Rows from a dataset of charts and code
────────────────

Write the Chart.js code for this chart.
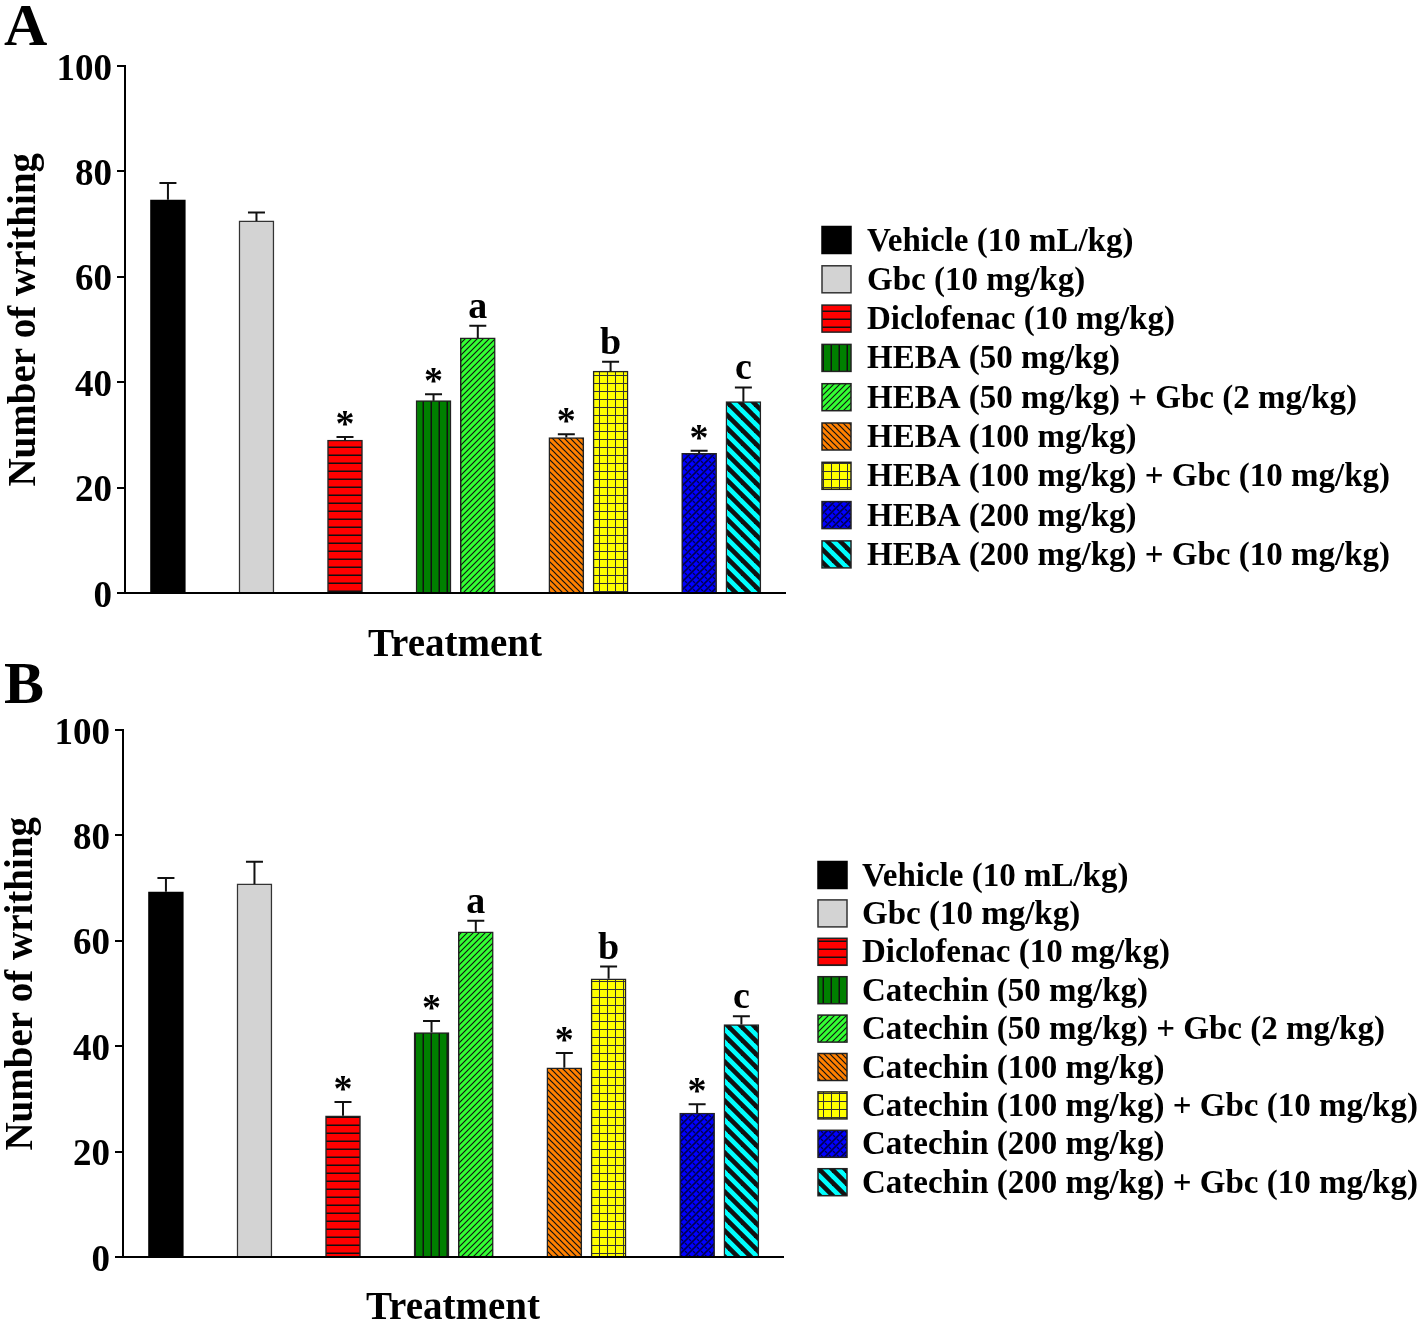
<!DOCTYPE html>
<html>
<head>
<meta charset="utf-8">
<script src="https://cdn.jsdelivr.net/npm/chart.js@4.4.1/dist/chart.umd.min.js"></script>
<style>
  body { margin: 0; background: #fff; width: 1418px; height: 1324px; position: relative; overflow: hidden; }
  .painel { position: absolute; left: 0; }
  .letra { position: absolute; left: 4px; font: bold 60px "Liberation Serif", "Times New Roman", serif; line-height: 1; color: #000; }
</style>
</head>
<body>
<div class="letra" style="top:-5px">A</div>
<canvas id="graficoA" class="painel" width="1418" height="661" style="top:0"></canvas>
<div class="letra" style="top:653px">B</div>
<canvas id="graficoB" class="painel" width="1418" height="662" style="top:662px"></canvas>

<script>
// ================================
// Dados
// ================================
const gruposA = [
  "Vehicle (10 mL/kg)",
  "Gbc (10 mg/kg)",
  "Diclofenac (10 mg/kg)",
  "HEBA (50 mg/kg)",
  "HEBA (50 mg/kg) + Gbc (2 mg/kg)",
  "HEBA (100 mg/kg)",
  "HEBA (100 mg/kg) + Gbc (10 mg/kg)",
  "HEBA (200 mg/kg)",
  "HEBA (200 mg/kg) + Gbc (10 mg/kg)",
]
const mediasA = [74.6, 70.6, 29.0, 36.5, 48.4, 29.5, 42.1, 26.5, 36.3]
const errosA = [3.2, 1.6, 0.6, 1.2, 2.3, 0.6, 1.8, 0.5, 2.7]

const gruposB = [
  "Vehicle (10 mL/kg)",
  "Gbc (10 mg/kg)",
  "Diclofenac (10 mg/kg)",
  "Catechin (50 mg/kg)",
  "Catechin (50 mg/kg) + Gbc (2 mg/kg)",
  "Catechin (100 mg/kg)",
  "Catechin (100 mg/kg) + Gbc (10 mg/kg)",
  "Catechin (200 mg/kg)",
  "Catechin (200 mg/kg) + Gbc (10 mg/kg)",
]
const mediasB = [69.3, 70.8, 26.8, 42.6, 61.7, 35.9, 52.8, 27.3, 44.1]
const errosB = [2.6, 4.2, 2.6, 2.2, 2.1, 2.8, 2.3, 1.7, 1.6]

const marcas = ["", "", "*", "*", "a", "*", "b", "*", "c"]
const ticksY = [0, 20, 40, 60, 80, 100]

// ================================
// Layout e estilos
// ================================
const FONTE = '"Liberation Serif", "Times New Roman", serif'
const posicoes = [0, 2, 4, 6, 7, 9, 10, 12, 13]
const estilos = [
  { tipo: "solido", cor: "#000000", borda: "#000000" },
  { tipo: "solido", cor: "#d3d3d3", borda: "#333333" },
  { tipo: "horizontal", cor: "#ff0000", borda: "#222222" },
  { tipo: "vertical", cor: "#008000", borda: "#222222" },
  { tipo: "barra", cor: "#33ff33", borda: "#222222" },
  { tipo: "contrabarra", cor: "#ff8000", borda: "#222222" },
  { tipo: "grade", cor: "#ffff00", borda: "#222222" },
  { tipo: "tijolo", cor: "#0000ff", borda: "#222222" },
  { tipo: "faixa", cor: "#00ffff", borda: "#222222" },
]

function criarPreenchimento(estilo) {
  if (estilo.tipo === "solido") return estilo.cor
  const c = document.createElement("canvas")
  const g = c.getContext("2d")
  const tile = (w, h) => {
    c.width = w
    c.height = h
    g.fillStyle = estilo.cor
    g.fillRect(0, 0, w, h)
    g.fillStyle = "#111"
    g.strokeStyle = "#111"
  }
  const linha = (x1, y1, x2, y2) => {
    g.beginPath()
    g.moveTo(x1, y1)
    g.lineTo(x2, y2)
    g.stroke()
  }
  if (estilo.tipo === "horizontal") {
    tile(8, 8)
    g.fillRect(0, 6.5, 8, 1.5)
  } else if (estilo.tipo === "vertical") {
    tile(8, 8)
    g.fillRect(6.5, 0, 1.5, 8)
  } else if (estilo.tipo === "barra") {
    const s = 6
    tile(s, s)
    g.lineWidth = 1.1
    linha(-1, s + 1, s + 1, -1)
    linha(-1, 1, 1, -1)
    linha(s - 1, s + 1, s + 1, s - 1)
  } else if (estilo.tipo === "contrabarra") {
    const s = 6
    tile(s, s)
    g.lineWidth = 1.2
    linha(-1, -1, s + 1, s + 1)
    linha(-1, s - 1, 1, s + 1)
    linha(s - 1, -1, s + 1, 1)
  } else if (estilo.tipo === "grade") {
    tile(8, 8)
    g.fillStyle = "#333"
    g.fillRect(7, 0, 1, 8)
    g.fillRect(0, 7, 8, 1)
  } else if (estilo.tipo === "tijolo") {
    const s = 8
    tile(s, s)
    g.strokeStyle = "#000050"
    g.lineWidth = 1.6
    linha(-1, s + 1, s + 1, -1)
    linha(-1, 1, 1, -1)
    linha(s - 1, s + 1, s + 1, s - 1)
    g.lineWidth = 1.2
    linha(1, 1, 3, 3)
    linha(5, 5, 7, 7)
  } else if (estilo.tipo === "faixa") {
    const s = 13
    tile(s, s)
    g.lineWidth = 4.6
    linha(-3, -3, s + 3, s + 3)
    linha(-3, s - 3, 3, s + 3)
    linha(s - 3, -3, s + 3, 3)
  }
  return g.createPattern(c, "repeat")
}

// ================================
// Plugins: barras de erro e legenda
// ================================
const pluginErros = {
  id: "barrasErro",
  afterDatasetsDraw(chart, args, opts) {
    const { ctx } = chart
    const y = chart.scales.y
    ctx.save()
    ctx.strokeStyle = "#111"
    ctx.lineWidth = 2
    chart.data.datasets.forEach((ds, i) => {
      const barra = chart.getDatasetMeta(i).data[0]
      const topo = y.getPixelForValue(ds.data[0].y + opts.erros[i])
      ctx.beginPath()
      ctx.moveTo(barra.x, barra.y)
      ctx.lineTo(barra.x, topo)
      ctx.moveTo(barra.x - 8.5, topo)
      ctx.lineTo(barra.x + 8.5, topo)
      ctx.stroke()

      const m = opts.marcas[i]
      if (m) {
        ctx.fillStyle = "#000"
        ctx.font = `bold 38px ${FONTE}`
        ctx.textAlign = "center"
        ctx.textBaseline = "alphabetic"
        ctx.fillText(m, barra.x, m === "*" ? topo - 1 : topo - 8)
      }
    })
    ctx.restore()
  },
}

const pluginLegenda = {
  id: "legendaLateral",
  afterDraw(chart, args, opts) {
    const { ctx } = chart
    ctx.save()
    ctx.font = `bold 33px ${FONTE}`
    ctx.textBaseline = "middle"
    ctx.textAlign = "left"
    chart.data.datasets.forEach((ds, i) => {
      const yc = opts.topo + i * opts.passo
      ctx.fillStyle = ds.backgroundColor
      ctx.fillRect(opts.x, yc - 13.5, 29, 27)
      ctx.strokeStyle = ds.borderColor
      ctx.lineWidth = 1.5
      ctx.strokeRect(opts.x, yc - 13.5, 29, 27)
      ctx.fillStyle = "#000"
      ctx.fillText(ds.label, opts.x + opts.recuo, yc + 2)
    })
    ctx.restore()
  },
}

// ================================
// Montagem dos gráficos
// ================================
function montarGrafico(id, grupos, medias, erros, aj) {
  const datasets = grupos.map((nome, i) => ({
    label: nome,
    data: [{ x: posicoes[i], y: medias[i] }],
    backgroundColor: criarPreenchimento(estilos[i]),
    borderColor: estilos[i].borda,
    borderWidth: 1.5,
    barThickness: 35,
    grouped: false,
  }))

  return new Chart(document.getElementById(id), {
    type: "bar",
    data: { datasets },
    plugins: [pluginErros, pluginLegenda],
    options: {
      responsive: false,
      animation: false,
      devicePixelRatio: 1,
      layout: { padding: { left: 0, top: aj.topo, right: aj.direita, bottom: 0 } },
      plugins: {
        legend: { display: false },
        tooltip: { enabled: false },
        barrasErro: { erros, marcas },
        legendaLateral: aj.legenda,
      },
      scales: {
        x: {
          type: "linear",
          min: -0.97,
          max: 13.94,
          offset: false,
          ticks: { display: false },
          grid: { display: false },
          border: { display: true, color: "#000", width: 2 },
          title: {
            display: true,
            text: "Treatment",
            color: "#000",
            font: { family: FONTE, size: 39, weight: "bold", lineHeight: 0.75 },
            padding: 0,
          },
          afterFit: (s) => { s.height = aj.alturaX },
        },
        y: {
          min: 0,
          max: 100,
          afterBuildTicks: (s) => { s.ticks = ticksY.map((v) => ({ value: v })) },
          ticks: {
            color: "#000",
            font: { family: FONTE, size: 37, weight: "bold" },
            padding: 5,
            labelOffset: 4,
          },
          grid: {
            display: true,
            drawOnChartArea: false,
            drawTicks: true,
            tickLength: 8,
            color: "#000",
            lineWidth: 2,
          },
          border: { display: true, color: "#000", width: 2 },
          title: {
            display: true,
            text: "  Number of writhing",
            color: "#000",
            font: { family: FONTE, size: 39, weight: "bold", lineHeight: 0.75 },
            padding: { top: aj.tituloY, bottom: 0 },
          },
          afterFit: (s) => { s.width = aj.esquerda },
        },
      },
    },
  })
}

montarGrafico("graficoA", gruposA, mediasA, errosA, {
  topo: 66, direita: 633, esquerda: 125, alturaX: 68, tituloY: 10,
  legenda: { x: 822, topo: 240, passo: 39.3, recuo: 45 },
})

montarGrafico("graficoB", gruposB, mediasB, errosB, {
  topo: 68, direita: 635, esquerda: 123, alturaX: 67, tituloY: 7,
  legenda: { x: 818, topo: 213, passo: 38.4, recuo: 44 },
})
</script>
</body>
</html>
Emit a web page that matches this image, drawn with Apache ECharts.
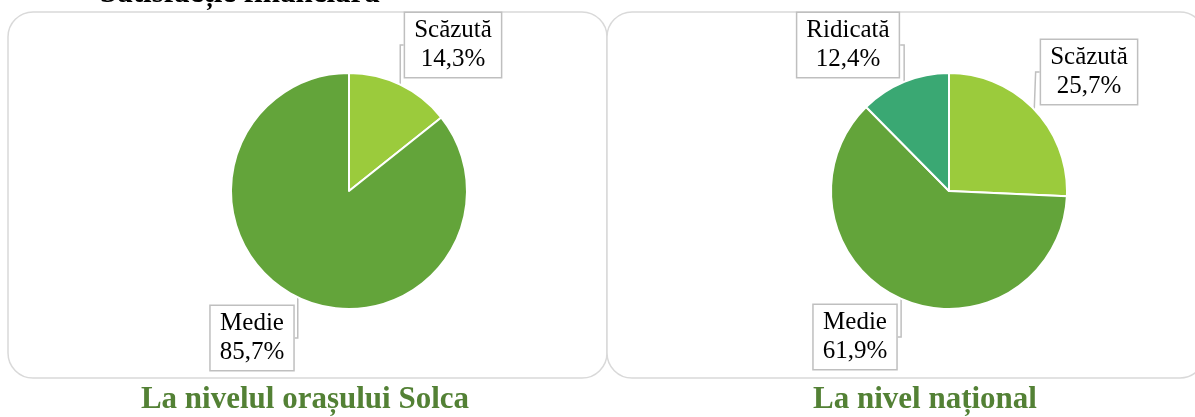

────────────────

### [REQUIREMENTS]
Copy only the part of the records that runs from the first line to the line with "const ticksY = [0, 20, 40, 60, 80, 100]", ends included, leaving pictures out.

### [EXPECTED ANSWER]
Write the Chart.js code for this chart.
<!DOCTYPE html>
<html>
<head>
<meta charset="utf-8">
<script src="https://cdn.jsdelivr.net/npm/chart.js@4.4.1/dist/chart.umd.min.js"></script>
<style>
  body { margin: 0; background: #fff; width: 1418px; height: 1324px; position: relative; overflow: hidden; }
  .painel { position: absolute; left: 0; }
  .letra { position: absolute; left: 4px; font: bold 60px "Liberation Serif", "Times New Roman", serif; line-height: 1; color: #000; }
</style>
</head>
<body>
<div class="letra" style="top:-5px">A</div>
<canvas id="graficoA" class="painel" width="1418" height="661" style="top:0"></canvas>
<div class="letra" style="top:653px">B</div>
<canvas id="graficoB" class="painel" width="1418" height="662" style="top:662px"></canvas>

<script>
// ================================
// Dados
// ================================
const gruposA = [
  "Vehicle (10 mL/kg)",
  "Gbc (10 mg/kg)",
  "Diclofenac (10 mg/kg)",
  "HEBA (50 mg/kg)",
  "HEBA (50 mg/kg) + Gbc (2 mg/kg)",
  "HEBA (100 mg/kg)",
  "HEBA (100 mg/kg) + Gbc (10 mg/kg)",
  "HEBA (200 mg/kg)",
  "HEBA (200 mg/kg) + Gbc (10 mg/kg)",
]
const mediasA = [74.6, 70.6, 29.0, 36.5, 48.4, 29.5, 42.1, 26.5, 36.3]
const errosA = [3.2, 1.6, 0.6, 1.2, 2.3, 0.6, 1.8, 0.5, 2.7]

const gruposB = [
  "Vehicle (10 mL/kg)",
  "Gbc (10 mg/kg)",
  "Diclofenac (10 mg/kg)",
  "Catechin (50 mg/kg)",
  "Catechin (50 mg/kg) + Gbc (2 mg/kg)",
  "Catechin (100 mg/kg)",
  "Catechin (100 mg/kg) + Gbc (10 mg/kg)",
  "Catechin (200 mg/kg)",
  "Catechin (200 mg/kg) + Gbc (10 mg/kg)",
]
const mediasB = [69.3, 70.8, 26.8, 42.6, 61.7, 35.9, 52.8, 27.3, 44.1]
const errosB = [2.6, 4.2, 2.6, 2.2, 2.1, 2.8, 2.3, 1.7, 1.6]

const marcas = ["", "", "*", "*", "a", "*", "b", "*", "c"]
const ticksY = [0, 20, 40, 60, 80, 100]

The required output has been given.